◆ Work instructions ◆
Reproduce the data below in full and exclude every picture.

◆ Provided material ◆
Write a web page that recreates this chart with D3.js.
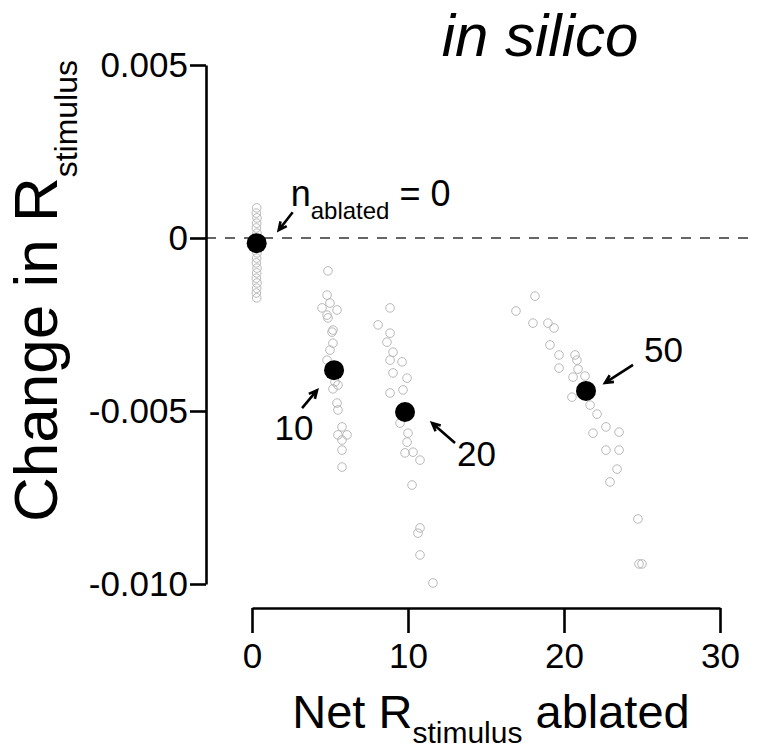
<!DOCTYPE html>
<html><head><meta charset="utf-8">
<script src="https://cdn.jsdelivr.net/npm/d3@7"></script>
<style>body{margin:0;background:#fff}svg{display:block}text{font-family:"Liberation Sans",Arial,Helvetica,sans-serif}</style>
</head><body><svg id="c" width="768" height="750"></svg>
<script>
// ---- data ----
const xTicks = [0, 10, 20, 30];
const yTicks = [0.005, 0, -0.005, -0.010];
const yTickLabels = ["0.005", "0", "-0.005", "-0.010"];
const groups = ["0", "10", "20", "50"];
// gray per-run points: [net R ablated, change in R]
const runs0 = [[0.30,0.00087],[0.28,0.00072],[0.32,0.00058],[0.30,0.00043],[0.28,0.00029],[0.32,0.00014],[0.30,-0.00006],[0.28,-0.00029],[0.32,-0.00043],[0.30,-0.00058],[0.28,-0.00072],[0.32,-0.00087],[0.30,-0.00101],[0.28,-0.00116],[0.32,-0.00130],[0.30,-0.00145],[0.28,-0.00159],[0.30,-0.00173]];
const runs10 = [[4.87,-0.00095],[4.81,-0.00165],[5.00,-0.00188],[4.49,-0.00202],[5.45,-0.00208],[4.81,-0.00223],[4.87,-0.00231],[5.19,-0.00266],[5.13,-0.00272],[5.19,-0.00304],[5.00,-0.00324],[4.81,-0.00353],[5.32,-0.00416],[5.51,-0.00425],[5.19,-0.00436],[5.45,-0.00477],[5.51,-0.00497],[5.77,-0.00546],[5.51,-0.00569],[6.09,-0.00569],[5.77,-0.00584],[5.77,-0.00613],[5.77,-0.00662]];
const runs20 = [[8.85,-0.00202],[8.08,-0.00251],[8.85,-0.00275],[8.65,-0.00301],[9.04,-0.00330],[8.85,-0.00353],[9.62,-0.00358],[9.04,-0.00390],[9.94,-0.00405],[8.85,-0.00448],[9.68,-0.00439],[9.49,-0.00535],[10.00,-0.00564],[9.94,-0.00590],[9.81,-0.00621],[10.32,-0.00619],[10.77,-0.00642],[10.26,-0.00714],[10.77,-0.00838],[10.64,-0.00853],[10.77,-0.00916],[11.60,-0.00997]];
const runs50 = [[18.14,-0.00168],[16.92,-0.00211],[18.01,-0.00246],[18.97,-0.00246],[19.36,-0.00260],[19.10,-0.00309],[19.68,-0.00338],[20.71,-0.00338],[20.83,-0.00353],[19.68,-0.00376],[20.90,-0.00379],[20.58,-0.00402],[21.35,-0.00399],[20.51,-0.00460],[21.67,-0.00483],[22.12,-0.00509],[22.69,-0.00546],[21.86,-0.00564],[23.53,-0.00561],[22.69,-0.00613],[23.53,-0.00613],[23.40,-0.00668],[22.95,-0.00705],[24.74,-0.00812],[24.81,-0.00942],[25.00,-0.00942]];
// group means
const meanX = [0.30, 5.26, 9.81, 21.41];
const meanY = [-0.00015, -0.00382, -0.00503, -0.00442];

// ---- drawing ----
const svg = d3.select("#c");
const x = d3.scaleLinear().domain([0, 30]).range([252, 720]);
const y = d3.scaleLinear().domain([-0.010, 0.005]).range([584, 65]);

// dashed zero line
svg.append("line").attr("x1", 206).attr("x2", 750).attr("y1", y(0)).attr("y2", y(0))
  .attr("stroke", "#333").attr("stroke-width", 1.6).attr("stroke-dasharray", "10,9");

// y axis
const ya = svg.append("g").attr("transform", "translate(206,0)")
  .call(d3.axisLeft(y).tickValues(yTicks).tickSize(16).tickSizeOuter(0).tickPadding(2)
    .tickFormat((d, i) => yTickLabels[i]));
// x axis
const xa = svg.append("g").attr("transform", "translate(0,608)")
  .call(d3.axisBottom(x).tickValues(xTicks).tickSize(25).tickSizeOuter(0).tickPadding(10)
    .tickFormat(d3.format("d")));
[ya, xa].forEach(g => {
  g.selectAll("path,line").attr("stroke", "#000").attr("stroke-width", 2.6);
  g.selectAll("text").attr("fill", "#000").style("font-size", "35px")
   .style("font-family", "'Liberation Sans',Arial,sans-serif");
});
ya.selectAll("text").attr("x", -18);

// gray points
const allRuns = [runs0, runs10, runs20, runs50];
allRuns.forEach(arr => {
  svg.append("g").selectAll("circle").data(arr).join("circle")
    .attr("cx", d => x(d[0])).attr("cy", d => y(d[1])).attr("r", 4.3)
    .attr("fill", "none").attr("stroke", "#b8b8b8").attr("stroke-width", 1);
});

// means
svg.append("g").selectAll("circle").data(meanX).join("circle")
  .attr("cx", d => x(d)).attr("cy", (d, i) => y(meanY[i])).attr("r", 10).attr("fill", "#000");

// arrows + labels (offsets relative to each mean)
const arrowOff = [[36, -31, 22, -13], [-32, 38, -17, 20], [50, 31, 27, 11], [47, -26, 19, -8]];
function arrow(x1, y1, x2, y2) {
  const a = Math.atan2(y2 - y1, x2 - x1), h = 9, s = 0.45;
  const p1 = [x2 - h * Math.cos(a - s), y2 - h * Math.sin(a - s)];
  const p2 = [x2 - h * Math.cos(a + s), y2 - h * Math.sin(a + s)];
  svg.append("path").attr("d", `M${x1},${y1}L${x2},${y2}M${p1}L${x2},${y2}L${p2}`)
    .attr("fill", "none").attr("stroke", "#000").attr("stroke-width", 2.6).attr("stroke-linecap", "butt");
}
groups.forEach((g, i) => {
  const mx = x(meanX[i]), my = y(meanY[i]), o = arrowOff[i];
  arrow(mx + o[0], my + o[1], mx + o[2], my + o[3]);
});
// n_ablated = 0
{
  const mx = x(meanX[0]), my = y(meanY[0]);
  const t = svg.append("text").attr("x", mx + 34).attr("y", my - 37).style("font-size", "36px");
  t.append("tspan").text("n");
  t.append("tspan").attr("dy", 13).style("font-size", "24px").text("ablated");
  t.append("tspan").attr("dy", -13).text(" = " + groups[0]);
}
const labOff = [null, [-40, 70, "middle"], [52, 54, "start"], [58, -29, "start"]];
groups.forEach((g, i) => {
  if (!labOff[i]) return;
  const mx = x(meanX[i]), my = y(meanY[i]), o = labOff[i];
  svg.append("text").attr("x", mx + o[0]).attr("y", my + o[1]).attr("text-anchor", o[2])
    .style("font-size", "35px").text(g);
});

// title
svg.append("text").attr("x", 540).attr("y", 56).attr("text-anchor", "middle")
  .style("font-size", "60px").style("font-style", "italic").text("in silico");

// x title
{
  const t = svg.append("text").attr("x", 491).attr("y", 728).attr("text-anchor", "middle").style("font-size", "47px");
  t.append("tspan").text("Net R");
  t.append("tspan").attr("dy", 15).style("font-size", "30px").text("stimulus");
  t.append("tspan").attr("dy", -15).text(" ablated");
}
// y title
{
  const t = svg.append("text").attr("transform", "translate(57,522) rotate(-90)").attr("text-anchor", "start").style("font-size", "62px");
  t.append("tspan").text("Change in R");
  t.append("tspan").attr("dy", 20).style("font-size", "32px").text("stimulus");
}
</script></body></html>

◆ Exercise result ◆
Write a web page that recreates this chart with D3.js.
<!DOCTYPE html>
<html><head><meta charset="utf-8">
<script src="https://cdn.jsdelivr.net/npm/d3@7"></script>
<style>body{margin:0;background:#fff}svg{display:block}text{font-family:"Liberation Sans",Arial,Helvetica,sans-serif}</style>
</head><body><svg id="c" width="768" height="750"></svg>
<script>
// ---- data ----
const xTicks = [0, 10, 20, 30];
const yTicks = [0.005, 0, -0.005, -0.010];
const yTickLabels = ["0.005", "0", "-0.005", "-0.010"];
const groups = ["0", "10", "20", "50"];
// gray per-run points: [net R ablated, change in R]
const runs0 = [[0.30,0.00087],[0.28,0.00072],[0.32,0.00058],[0.30,0.00043],[0.28,0.00029],[0.32,0.00014],[0.30,-0.00006],[0.28,-0.00029],[0.32,-0.00043],[0.30,-0.00058],[0.28,-0.00072],[0.32,-0.00087],[0.30,-0.00101],[0.28,-0.00116],[0.32,-0.00130],[0.30,-0.00145],[0.28,-0.00159],[0.30,-0.00173]];
const runs10 = [[4.87,-0.00095],[4.81,-0.00165],[5.00,-0.00188],[4.49,-0.00202],[5.45,-0.00208],[4.81,-0.00223],[4.87,-0.00231],[5.19,-0.00266],[5.13,-0.00272],[5.19,-0.00304],[5.00,-0.00324],[4.81,-0.00353],[5.32,-0.00416],[5.51,-0.00425],[5.19,-0.00436],[5.45,-0.00477],[5.51,-0.00497],[5.77,-0.00546],[5.51,-0.00569],[6.09,-0.00569],[5.77,-0.00584],[5.77,-0.00613],[5.77,-0.00662]];
const runs20 = [[8.85,-0.00202],[8.08,-0.00251],[8.85,-0.00275],[8.65,-0.00301],[9.04,-0.00330],[8.85,-0.00353],[9.62,-0.00358],[9.04,-0.00390],[9.94,-0.00405],[8.85,-0.00448],[9.68,-0.00439],[9.49,-0.00535],[10.00,-0.00564],[9.94,-0.00590],[9.81,-0.00621],[10.32,-0.00619],[10.77,-0.00642],[10.26,-0.00714],[10.77,-0.00838],[10.64,-0.00853],[10.77,-0.00916],[11.60,-0.00997]];
const runs50 = [[18.14,-0.00168],[16.92,-0.00211],[18.01,-0.00246],[18.97,-0.00246],[19.36,-0.00260],[19.10,-0.00309],[19.68,-0.00338],[20.71,-0.00338],[20.83,-0.00353],[19.68,-0.00376],[20.90,-0.00379],[20.58,-0.00402],[21.35,-0.00399],[20.51,-0.00460],[21.67,-0.00483],[22.12,-0.00509],[22.69,-0.00546],[21.86,-0.00564],[23.53,-0.00561],[22.69,-0.00613],[23.53,-0.00613],[23.40,-0.00668],[22.95,-0.00705],[24.74,-0.00812],[24.81,-0.00942],[25.00,-0.00942]];
// group means
const meanX = [0.30, 5.26, 9.81, 21.41];
const meanY = [-0.00015, -0.00382, -0.00503, -0.00442];

// ---- drawing ----
const svg = d3.select("#c");
const x = d3.scaleLinear().domain([0, 30]).range([252, 720]);
const y = d3.scaleLinear().domain([-0.010, 0.005]).range([584, 65]);

// dashed zero line
svg.append("line").attr("x1", 206).attr("x2", 750).attr("y1", y(0)).attr("y2", y(0))
  .attr("stroke", "#333").attr("stroke-width", 1.6).attr("stroke-dasharray", "10,9");

// y axis
const ya = svg.append("g").attr("transform", "translate(206,0)")
  .call(d3.axisLeft(y).tickValues(yTicks).tickSize(16).tickSizeOuter(0).tickPadding(2)
    .tickFormat((d, i) => yTickLabels[i]));
// x axis
const xa = svg.append("g").attr("transform", "translate(0,608)")
  .call(d3.axisBottom(x).tickValues(xTicks).tickSize(25).tickSizeOuter(0).tickPadding(10)
    .tickFormat(d3.format("d")));
[ya, xa].forEach(g => {
  g.selectAll("path,line").attr("stroke", "#000").attr("stroke-width", 2.6);
  g.selectAll("text").attr("fill", "#000").style("font-size", "35px")
   .style("font-family", "'Liberation Sans',Arial,sans-serif");
});
ya.selectAll("text").attr("x", -18);

// gray points
const allRuns = [runs0, runs10, runs20, runs50];
allRuns.forEach(arr => {
  svg.append("g").selectAll("circle").data(arr).join("circle")
    .attr("cx", d => x(d[0])).attr("cy", d => y(d[1])).attr("r", 4.3)
    .attr("fill", "none").attr("stroke", "#b8b8b8").attr("stroke-width", 1);
});

// means
svg.append("g").selectAll("circle").data(meanX).join("circle")
  .attr("cx", d => x(d)).attr("cy", (d, i) => y(meanY[i])).attr("r", 10).attr("fill", "#000");

// arrows + labels (offsets relative to each mean)
const arrowOff = [[36, -31, 22, -13], [-32, 38, -17, 20], [50, 31, 27, 11], [47, -26, 19, -8]];
function arrow(x1, y1, x2, y2) {
  const a = Math.atan2(y2 - y1, x2 - x1), h = 9, s = 0.45;
  const p1 = [x2 - h * Math.cos(a - s), y2 - h * Math.sin(a - s)];
  const p2 = [x2 - h * Math.cos(a + s), y2 - h * Math.sin(a + s)];
  svg.append("path").attr("d", `M${x1},${y1}L${x2},${y2}M${p1}L${x2},${y2}L${p2}`)
    .attr("fill", "none").attr("stroke", "#000").attr("stroke-width", 2.6).attr("stroke-linecap", "butt");
}
groups.forEach((g, i) => {
  const mx = x(meanX[i]), my = y(meanY[i]), o = arrowOff[i];
  arrow(mx + o[0], my + o[1], mx + o[2], my + o[3]);
});
// n_ablated = 0
{
  const mx = x(meanX[0]), my = y(meanY[0]);
  const t = svg.append("text").attr("x", mx + 34).attr("y", my - 37).style("font-size", "36px");
  t.append("tspan").text("n");
  t.append("tspan").attr("dy", 13).style("font-size", "24px").text("ablated");
  t.append("tspan").attr("dy", -13).text(" = " + groups[0]);
}
const labOff = [null, [-40, 70, "middle"], [52, 54, "start"], [58, -29, "start"]];
groups.forEach((g, i) => {
  if (!labOff[i]) return;
  const mx = x(meanX[i]), my = y(meanY[i]), o = labOff[i];
  svg.append("text").attr("x", mx + o[0]).attr("y", my + o[1]).attr("text-anchor", o[2])
    .style("font-size", "35px").text(g);
});

// title
svg.append("text").attr("x", 540).attr("y", 56).attr("text-anchor", "middle")
  .style("font-size", "60px").style("font-style", "italic").text("in silico");

// x title
{
  const t = svg.append("text").attr("x", 491).attr("y", 728).attr("text-anchor", "middle").style("font-size", "47px");
  t.append("tspan").text("Net R");
  t.append("tspan").attr("dy", 15).style("font-size", "30px").text("stimulus");
  t.append("tspan").attr("dy", -15).text(" ablated");
}
// y title
{
  const t = svg.append("text").attr("transform", "translate(57,522) rotate(-90)").attr("text-anchor", "start").style("font-size", "62px");
  t.append("tspan").text("Change in R");
  t.append("tspan").attr("dy", 20).style("font-size", "32px").text("stimulus");
}
</script></body></html>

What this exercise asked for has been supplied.